Amsterdam’s Shimmering Moods is gradually building an impressive catalog of ambient techno sounds. Of particular interest is Warmth (a Spanish electronic musician who goes by Agus) and Kris Dubinsky’s languorous, richly-textured collaboration Nature in Its Forms, which divides its time equally between exploratory beatless ambient and flowing, temperate dub techno. Whether beckoning us along for the slow-motion unfolding of “Sammanväxta Toner”, or on a techno voyage in the clouds like that of “Drawing Circles”, the duo have crafted enveloping, atmospheric electronica. This one goes a little lighter on effects than the capacious work of dub techno production virtuosos like Tamás Olejnik; however, it has a certain sweeping, dreamy quality to it that can lift you off the ground. Olejnik’s Singularity would be best-suited for an urban skyline at night– Dubinsky and Warmth’s Nature in Its Forms naturally lends itself to the forest scene on the cover. Highly recommended to all fans of deep techno sounds.
(New Album Review) Gianluca Piacenza- Dream

Gianluca Piacenza is a classically trained pianist from Italy who just recently self-released his debut, Dream. This assured debut was created with acoustic piano, digital and analog processing, and electronic textures from synths and field recordings. Though Piacenza’s pieces do show the influence of figures like Nils Frahm and Max Richter in their use of repetition, they diverge from the work of other modern minimalist composers in that they focus more on melody in a wandering, impressionist manner. Moreover, Piacenza’s incorporation of electronics is mostly meant to make a delicate, soft-tone backdrop, as though this is intended to be the faint echo of the lead voice– in a way, Piacenza has more in common with Ryuichi Sakamoto than Nils Frahm. This one comes highly recommended to all fans of modern classical music.
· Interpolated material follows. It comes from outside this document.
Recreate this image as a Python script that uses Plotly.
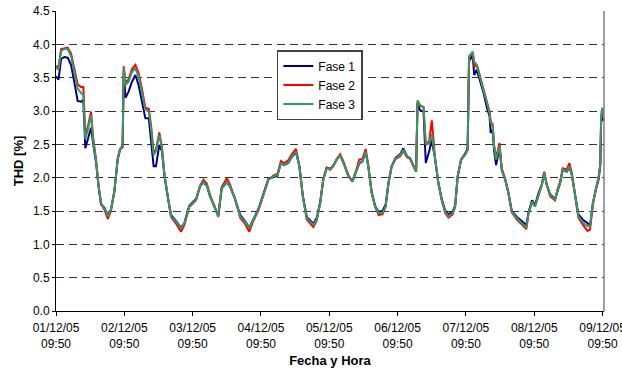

(New Album Review) Pleq and Giulio Aldinucci- The Prelude To

Pleq (Polish producer Bartosz Dziadosz) makes rhythmic electronic music positioned at the fringes of ambient music and sound art for its melancholy aesthetic and samplings from modern classical sounds. He is also an extremely congenial and open-minded collaborator with those who focus completely on ambient sounds, as evidenced both by Adrift, his 2012 meeting with Hakobune, and now The Prelude To, a collaboration with Italian sound artist and musician Giulio Aldinucci just released on Twice Removed’s younger sibling, Long Story Recording Company. Aldinucci (whose work focuses on incorporating field recordings with digital and analog synthesis) also just released the excellent Spazio Sacro; the guy’s on a roll and I’m very curious to see where he will venture next! The Prelude To (which began as a one-off for a Home Normal compilation) also features three engaging remixes by Olan Mill (Alex Smalley and Svitlana Samoylenko), Christopher Bissonnette, and The Green Kingdom (Mike Cottone).
The Prelude To is beatless ambient where, here and there, a bright ray of light and chilly gust of air will sometimes shoot through the thick fog of blurred tones made up of distorted field recordings, acoustic instruments, and synthesized sounds. This is not to say that the end result is muddled– the intuitively harmonious collaboration at the heart of The Prelude To has produced soundscapes in which Pleq’s loops and faded white noise and Aldinucci’s ringing, slowly-ascending drones orbit so closely that they form a seamless whole. The sum of this collaboration is something halfway-between the arctic ambient of Biosphere and the meditative sound art made by contemporaries of Aldinucci like Stephan Mathieu. This one comes highly recommended to all fans of ambient music and sound art.